George Rosenbaum had some close calls in the Korean War, beginning with his trip to the Asian nation.
The seas were rough, with waves 40 to 50 feet high.* Eighty percent of the passengers were seasick. Rosenbaum, a Marine, said he didn't get sick, but it was close.
He was on board a ship with thousands of other men, told to stay below deck the whole journey. He didn't.
Rosenbaum, 83, of Wanatah, and another man decided to go up top and see what the ocean looked like. They climbed the stairs, opened the hatch and saw the ocean up close.
"We no more than stepped off of that step and it was like somebody had poured 10,000 gallons of water on us. A big wave had hit, and we came close to getting washed off. And if you did, it's all over."
It was a sobering thought. His friend thought so, too.
"He looked at me and said, 'You had enough?' And I looked at him and said, "You'd better believe it!" So we went back down just like a mouse going back into its hole."

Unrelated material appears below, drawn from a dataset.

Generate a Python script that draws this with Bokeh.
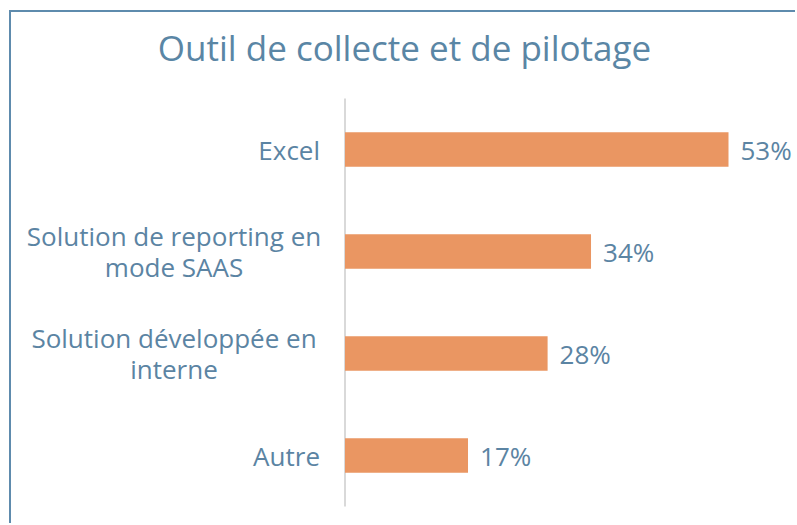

Once in Korea, the dangers intensified. Even when relaxing, the troops had to be on edge.
"We just started a movie and an artillery shell landed in our company," Rosenbaum said. "And whenever you're close enough to an artillery shell and it explodes and you hear those pieces scream, they whistle when they go through the air — it's cast iron, the shells are made out of cast iron about 3/8ths inch thick, you know — but anyway, when you're that close, you're too close."
He also had some close calls while serving as a welder, repairing vehicles.
"We were just about a mile or so from the lines. A couple of times I got shot at," Rosenbaum said. "I would be welding with my hood down, and all at once I would hear a bullet. You know how a bullet sounds when it ricochets off something metal. So I crawled down under the buldozer and waited a bit."
"Whoever did it was a line crosser, because you couldn't tell the North Koreans from the South Koreans because they all looked alike, you know. That happened two or three times."
* This story has been changed from the original, to correct the estimated height of the waves.